The challenge then was to relate the black and white ultrasound images of the wrist to the specific position of the hand. As it turns out, the fingers and thumb are capable of 22 degrees of freedom, or extending or angling in different ways. The researchers found that they could identify specific regions in their ultrasound images of the wrist that corresponded to each of these 22 degrees of freedom. For example, changes in one area are related to extension of the thumb, while changes in another area are related to movements of the index finger.
To establish these connections, a volunteer wearing a wristband would move their hand in various positions while researchers recorded the gestures with multiple cameras surrounding the volunteer. By matching changes in certain areas of the ultrasound images with the hand positions recorded by the cameras, the team could label image regions of the wrist with corresponding degrees of freedom in the hand. But doing this translation continuously and in real time would be an impossible task for humans.
So, the team turned to artificial intelligence. They used an AI algorithm that can be trained to recognize image patterns and correlate them with specific labels, and in this case, different degrees of freedom of the hand. The researchers trained the algorithm with ultrasound images, which they carefully labeled, annotating image regions associated with a specific degree of freedom. They tested the algorithm on a new set of ultrasound images and found that it correctly predicted the corresponding hand gestures.
Once the researchers successfully combined the AI algorithm with the wristband, they tested the device on more volunteers. For the new study, eight volunteers with different hand and wrist sizes wore wristbands while they made various hand gestures and grips, including making signs for all 26 letters in American Sign Language. He also had items like a tennis ball, a plastic bottle, a pair of scissors and a pencil. In each case, the wristband accurately tracked and predicted hand position.
To demonstrate potential applications, the team developed a simple computer program that they paired wirelessly with the wristband. As the wearer goes through pinching and holding motions, the gestures correspond to zooming in and zooming out of an object on a computer screen and virtually moving and manipulating it in a smooth and continuous manner.
The researchers also tested the wristband as a wireless controller of a simple commercial robotic hand. While wearing the wristband, a volunteer went through the motions of playing a keyboard. The robot in turn imitated the movements in real time to play a simple tune on the piano. The same robot was also able to mimic the taps of a person’s fingers to play a desktop basketball game.

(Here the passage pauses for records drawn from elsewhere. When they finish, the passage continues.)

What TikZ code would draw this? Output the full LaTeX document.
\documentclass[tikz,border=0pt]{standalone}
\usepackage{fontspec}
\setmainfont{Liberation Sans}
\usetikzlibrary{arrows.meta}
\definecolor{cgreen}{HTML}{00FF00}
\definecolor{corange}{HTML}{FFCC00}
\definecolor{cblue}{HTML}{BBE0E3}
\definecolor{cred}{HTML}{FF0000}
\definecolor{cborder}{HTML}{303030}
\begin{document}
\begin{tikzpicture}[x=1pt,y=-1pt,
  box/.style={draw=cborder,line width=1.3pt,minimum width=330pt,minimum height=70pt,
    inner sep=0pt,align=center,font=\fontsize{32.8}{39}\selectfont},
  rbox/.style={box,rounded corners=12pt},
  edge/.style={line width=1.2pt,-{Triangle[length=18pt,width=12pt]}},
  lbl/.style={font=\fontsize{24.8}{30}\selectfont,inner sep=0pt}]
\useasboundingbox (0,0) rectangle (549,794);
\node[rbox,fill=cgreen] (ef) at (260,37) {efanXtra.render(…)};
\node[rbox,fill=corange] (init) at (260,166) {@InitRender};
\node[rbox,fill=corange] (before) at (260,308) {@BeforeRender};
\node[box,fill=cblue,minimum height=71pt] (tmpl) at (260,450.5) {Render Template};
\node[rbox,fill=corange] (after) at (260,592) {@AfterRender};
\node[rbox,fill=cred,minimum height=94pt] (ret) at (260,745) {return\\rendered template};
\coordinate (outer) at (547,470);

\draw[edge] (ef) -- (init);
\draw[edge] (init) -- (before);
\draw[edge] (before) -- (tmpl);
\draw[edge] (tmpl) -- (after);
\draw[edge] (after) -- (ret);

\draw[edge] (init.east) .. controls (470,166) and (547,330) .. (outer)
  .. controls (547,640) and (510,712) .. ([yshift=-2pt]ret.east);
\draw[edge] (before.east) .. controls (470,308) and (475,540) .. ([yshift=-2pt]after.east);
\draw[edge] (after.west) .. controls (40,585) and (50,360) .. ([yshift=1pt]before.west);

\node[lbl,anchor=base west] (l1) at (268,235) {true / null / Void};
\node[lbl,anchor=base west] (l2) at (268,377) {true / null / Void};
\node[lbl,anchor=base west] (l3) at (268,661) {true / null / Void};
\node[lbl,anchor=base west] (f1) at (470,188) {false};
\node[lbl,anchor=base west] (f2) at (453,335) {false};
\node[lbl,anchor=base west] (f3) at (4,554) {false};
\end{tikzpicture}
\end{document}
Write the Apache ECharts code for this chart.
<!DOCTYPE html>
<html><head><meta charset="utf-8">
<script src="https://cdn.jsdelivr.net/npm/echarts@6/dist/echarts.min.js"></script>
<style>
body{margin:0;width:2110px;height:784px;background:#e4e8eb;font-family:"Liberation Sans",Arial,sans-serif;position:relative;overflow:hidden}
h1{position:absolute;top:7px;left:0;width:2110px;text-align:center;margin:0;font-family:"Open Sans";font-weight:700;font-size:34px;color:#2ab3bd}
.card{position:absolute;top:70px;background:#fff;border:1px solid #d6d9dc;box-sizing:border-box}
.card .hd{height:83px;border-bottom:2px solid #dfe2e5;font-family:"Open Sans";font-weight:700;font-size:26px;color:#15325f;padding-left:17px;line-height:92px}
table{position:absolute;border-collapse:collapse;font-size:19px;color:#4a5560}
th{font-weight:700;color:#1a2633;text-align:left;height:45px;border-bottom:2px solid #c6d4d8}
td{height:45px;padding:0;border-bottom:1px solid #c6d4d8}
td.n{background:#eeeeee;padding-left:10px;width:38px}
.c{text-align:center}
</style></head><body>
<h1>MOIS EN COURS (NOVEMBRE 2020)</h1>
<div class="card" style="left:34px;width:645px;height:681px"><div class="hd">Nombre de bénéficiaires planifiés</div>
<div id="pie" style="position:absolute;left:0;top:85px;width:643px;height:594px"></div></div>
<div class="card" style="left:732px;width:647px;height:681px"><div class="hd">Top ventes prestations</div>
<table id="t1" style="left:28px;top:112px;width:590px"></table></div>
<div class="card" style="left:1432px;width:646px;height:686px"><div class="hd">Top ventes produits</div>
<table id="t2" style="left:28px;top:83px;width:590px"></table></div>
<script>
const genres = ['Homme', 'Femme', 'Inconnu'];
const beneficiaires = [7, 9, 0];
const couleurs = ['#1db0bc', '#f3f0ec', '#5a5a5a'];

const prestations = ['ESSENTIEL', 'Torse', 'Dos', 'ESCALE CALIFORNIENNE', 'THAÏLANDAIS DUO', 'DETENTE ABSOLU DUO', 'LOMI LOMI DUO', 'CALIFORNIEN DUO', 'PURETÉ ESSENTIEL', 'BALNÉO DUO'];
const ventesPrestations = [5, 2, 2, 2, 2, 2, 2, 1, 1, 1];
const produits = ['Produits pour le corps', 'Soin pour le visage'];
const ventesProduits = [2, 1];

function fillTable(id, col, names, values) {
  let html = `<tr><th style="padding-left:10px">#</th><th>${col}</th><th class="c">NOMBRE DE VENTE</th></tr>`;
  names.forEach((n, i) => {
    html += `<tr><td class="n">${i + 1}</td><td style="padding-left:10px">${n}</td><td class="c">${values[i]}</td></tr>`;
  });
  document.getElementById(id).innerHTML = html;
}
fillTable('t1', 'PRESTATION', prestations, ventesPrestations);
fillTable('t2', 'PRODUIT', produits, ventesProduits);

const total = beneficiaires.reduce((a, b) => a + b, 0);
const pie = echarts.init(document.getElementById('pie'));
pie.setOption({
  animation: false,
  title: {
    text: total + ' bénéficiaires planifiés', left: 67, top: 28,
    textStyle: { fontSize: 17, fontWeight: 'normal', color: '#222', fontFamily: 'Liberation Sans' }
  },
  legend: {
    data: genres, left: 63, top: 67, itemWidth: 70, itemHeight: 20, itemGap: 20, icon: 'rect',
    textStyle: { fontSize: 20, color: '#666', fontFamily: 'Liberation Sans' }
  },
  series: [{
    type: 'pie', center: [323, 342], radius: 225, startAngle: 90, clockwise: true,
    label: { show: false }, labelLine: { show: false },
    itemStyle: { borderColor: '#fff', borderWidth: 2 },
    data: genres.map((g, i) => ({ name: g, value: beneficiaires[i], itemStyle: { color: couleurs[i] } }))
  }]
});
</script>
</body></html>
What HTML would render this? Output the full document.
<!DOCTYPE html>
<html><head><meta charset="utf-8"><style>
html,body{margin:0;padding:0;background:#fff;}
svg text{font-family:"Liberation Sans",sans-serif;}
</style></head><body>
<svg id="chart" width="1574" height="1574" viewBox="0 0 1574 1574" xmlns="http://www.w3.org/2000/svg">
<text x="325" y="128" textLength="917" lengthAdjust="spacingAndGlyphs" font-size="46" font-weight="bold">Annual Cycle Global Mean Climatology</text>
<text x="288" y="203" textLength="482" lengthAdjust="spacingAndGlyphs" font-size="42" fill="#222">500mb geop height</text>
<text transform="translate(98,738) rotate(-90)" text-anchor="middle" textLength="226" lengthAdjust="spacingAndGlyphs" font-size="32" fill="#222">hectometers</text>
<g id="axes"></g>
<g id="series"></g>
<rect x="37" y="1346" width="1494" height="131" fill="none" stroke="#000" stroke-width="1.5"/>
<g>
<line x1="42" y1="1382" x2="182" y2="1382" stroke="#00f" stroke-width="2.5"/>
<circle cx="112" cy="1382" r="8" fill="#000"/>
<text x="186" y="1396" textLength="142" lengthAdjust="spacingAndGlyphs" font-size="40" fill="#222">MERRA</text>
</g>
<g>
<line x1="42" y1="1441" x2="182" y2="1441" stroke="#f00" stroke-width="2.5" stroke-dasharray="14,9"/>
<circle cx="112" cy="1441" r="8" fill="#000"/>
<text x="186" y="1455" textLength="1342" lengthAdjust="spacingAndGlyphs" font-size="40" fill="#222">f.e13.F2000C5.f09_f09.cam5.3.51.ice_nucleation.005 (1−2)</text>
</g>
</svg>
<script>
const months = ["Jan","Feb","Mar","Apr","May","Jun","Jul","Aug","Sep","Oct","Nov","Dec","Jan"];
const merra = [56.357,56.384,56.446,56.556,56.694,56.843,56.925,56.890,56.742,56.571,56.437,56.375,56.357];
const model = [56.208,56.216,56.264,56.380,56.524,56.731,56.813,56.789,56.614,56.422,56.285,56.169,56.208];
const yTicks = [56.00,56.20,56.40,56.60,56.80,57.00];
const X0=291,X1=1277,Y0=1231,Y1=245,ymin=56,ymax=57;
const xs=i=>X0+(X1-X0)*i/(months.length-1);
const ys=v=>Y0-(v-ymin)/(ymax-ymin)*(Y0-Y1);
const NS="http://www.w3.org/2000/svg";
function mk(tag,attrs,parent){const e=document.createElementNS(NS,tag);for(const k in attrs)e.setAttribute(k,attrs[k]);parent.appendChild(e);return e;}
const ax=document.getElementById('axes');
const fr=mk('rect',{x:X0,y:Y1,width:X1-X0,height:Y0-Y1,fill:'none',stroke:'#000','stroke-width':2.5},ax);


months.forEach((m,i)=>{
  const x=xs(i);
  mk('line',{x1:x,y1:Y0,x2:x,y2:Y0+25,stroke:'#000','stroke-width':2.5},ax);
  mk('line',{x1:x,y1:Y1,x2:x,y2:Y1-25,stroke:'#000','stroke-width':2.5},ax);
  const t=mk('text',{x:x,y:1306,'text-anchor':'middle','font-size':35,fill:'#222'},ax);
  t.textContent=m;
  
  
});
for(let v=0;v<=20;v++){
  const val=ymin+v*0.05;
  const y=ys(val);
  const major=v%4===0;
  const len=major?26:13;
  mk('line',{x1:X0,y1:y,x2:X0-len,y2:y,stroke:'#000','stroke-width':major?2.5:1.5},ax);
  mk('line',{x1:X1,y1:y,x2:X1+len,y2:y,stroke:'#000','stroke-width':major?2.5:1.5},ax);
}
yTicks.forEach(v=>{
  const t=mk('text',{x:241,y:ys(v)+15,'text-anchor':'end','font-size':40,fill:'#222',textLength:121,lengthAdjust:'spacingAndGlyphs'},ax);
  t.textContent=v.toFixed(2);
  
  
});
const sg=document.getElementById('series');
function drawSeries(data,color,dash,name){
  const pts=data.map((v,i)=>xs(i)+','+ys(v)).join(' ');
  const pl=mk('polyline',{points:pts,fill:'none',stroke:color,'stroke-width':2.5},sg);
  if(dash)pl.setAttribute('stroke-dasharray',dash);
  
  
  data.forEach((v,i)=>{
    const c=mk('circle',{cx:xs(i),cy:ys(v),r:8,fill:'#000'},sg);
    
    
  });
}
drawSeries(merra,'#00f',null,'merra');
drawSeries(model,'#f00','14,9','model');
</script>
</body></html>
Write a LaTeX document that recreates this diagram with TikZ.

Zhao plans to further miniaturize the wristband’s hardware, as well as train the AI software on multiple gestures and movements from volunteers with a wide range of hand shapes and sizes. Ultimately, the team is working toward a wearable hand tracker that anyone can wear, to wirelessly manipulate humanoid robots or virtual objects with high dexterity.
“We believe this is the most advanced way to track skilled hand movements through wearable imaging of the wrist,” says Zhao. “We think these wearable ultrasound bands can provide intuitive and versatile controls for virtual reality and robotic hands.”
This research was supported in part by MIT, the US National Institutes of Health, the US National Science Foundation, the US Department of Defense, and the Singapore National Research Foundation through the Singapore-MIT Alliance for Research and Technology.